Me aproximei, certo da decisão de já comprar uns cinco pra aproveitar que a safra estava boa e o preço acessível. Ninguém merece tomates verdes e duros ou quase-pretos e moles na mesa da minha sala de jantar. Com a sacola plástica transparente me posicionei com os pés separados e firmes e relembrei os requisitos básicos para escolher tomate que via minha avó aplicar nas feiras de Quarta. Preste atenção, Matteus, nem muito duros nem muito molengas senão não servem para nada. Vermelhos sempre, firmes e grandes, tomates perfeitos. Não tinha como errar, eu havia aprendido direitinho a fazer uma boa salada.
De supetão um pensamento veio à minha cabeça. Eu não tinha azeite em casa e não havia dinheiro para comprar naquele momento. Temperar salada com óleo é quase um crime já que vai contra as regras antigas e novas da nutrologia. Franzi as têmporas e pensei que talvez não fosse de tamanha interferência, afinal mesmo se azeite houvesse, pouco deveria ser usado. Um fio. Sinta o gosto mas nem tanto. Aprecie só um pouco. Tudo bem, não faria tanta diferença assim e o pessoal do canal de culinária disse que era melhor desse jeito. Que assim fosse. Cheguei em casa, cortei tomates, hora de temperar.
Cortei as semi rodelas, meu modo especial de fazer os tomates maduros virarem prato. A voz da moça alegre e saltitante do Bem Estar relembrando do afinamento do sangue causado pelas malvadas sementes do fruto vermelho sussurrou no meu ouvido. Vamos tirar isso aqui, Matteus, tira isso daí. Peguei uma pitada de sal e logo hesitei em colocar tudo: pressão alta. Coloquei apenas um pouco mas confesso que ainda com medo: pedras nos rins. Vou superar, vai ficar tudo bem, posso compensar bebendo bastante água durante a semana. O pote de pimenta-do-reino olhou para mim, eu me fiz de desentendido, é claro. O amor é correspondido mas às vezes não estamos no momento certo, na vibe pra deixar acontecer: gastrite, úlcera, diverticulite. Melhor deixar pra um momento em que nós dois estejamos preparados para enfrentar esse relacionamento. Não agora.

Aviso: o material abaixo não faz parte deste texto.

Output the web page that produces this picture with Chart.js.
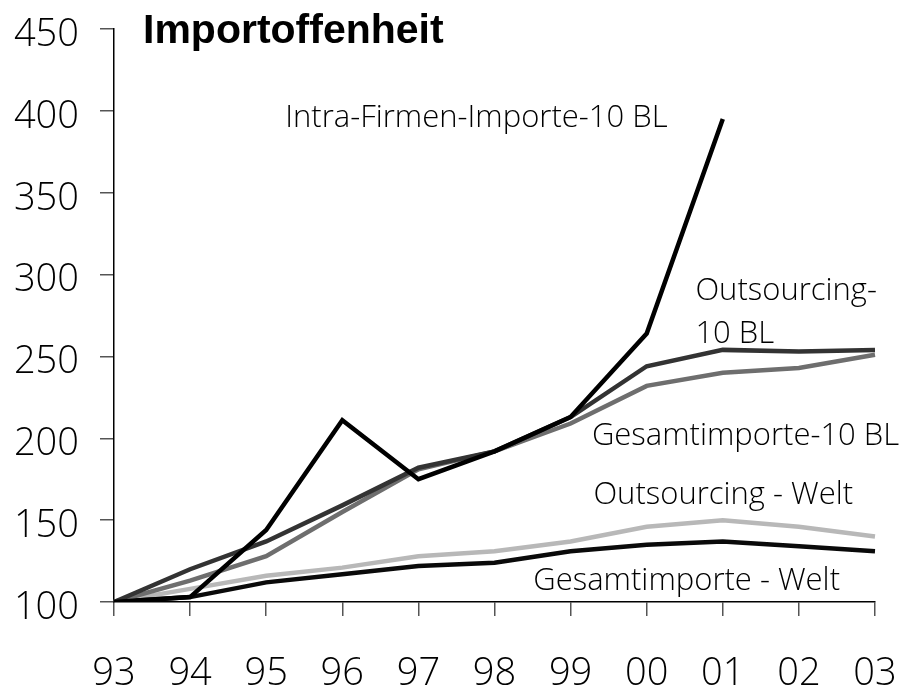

A melhor parte do tempero é, na minha opinião o ácido que vem por cima, dando aquele toque todo especial. Limão, no meu caso, é sempre a melhor opção. Cortei ao meio o verdinho brilhoso já entusiasmado para fazer caldo com aquela estrutura verde-clara. Quando lembrei que ensopar os tomates não poderia trazer muitos benefícios, afinal de contas tudo em excesso dá problema. Mantive umas poucas gotas, talvez 4 ou 5, afinal sentir o sabor não é tão importante assim. Segue o jogo. Salada pronta. Agora era só mexer tudo e correr pro abraço.
Pego um tomate com a colher de metal e cabo de mesma cor do fruto e me rendo para saboreá-lo. Próximo da boca, me deparo com um detalhe: a pele. A pele do tomate estava ali. A mais pura concentração de agrotóxicos temperada com limão e sal, com um pouco de chia que coloquei depois pra ajudar na saciedade. Chia é ótimo, sabia? Chia a gente come com tudo. Tentei tirar as peles, consegui. Otimista que estava, convenci a mim mesmo de que os fiapos arenosos e vermelho-água que haviam sobrado constituíam alguma espécie de salada de tomate bem temperada, nutritiva e saborosa, pronta para ser ingerida. Comi tudo, todos os dez pedaços malfeitos que restaram da saga que se iniciou no supermercado.
Mas e a fome? Eu perguntei. E o sabor? E o prazer da comida de raiz cheia de temperos, aromas e sutilezas?
O sabor é idealização, eles disseram. O sabor a gente resolve com chia. Chia ajuda na saciedade, sabia?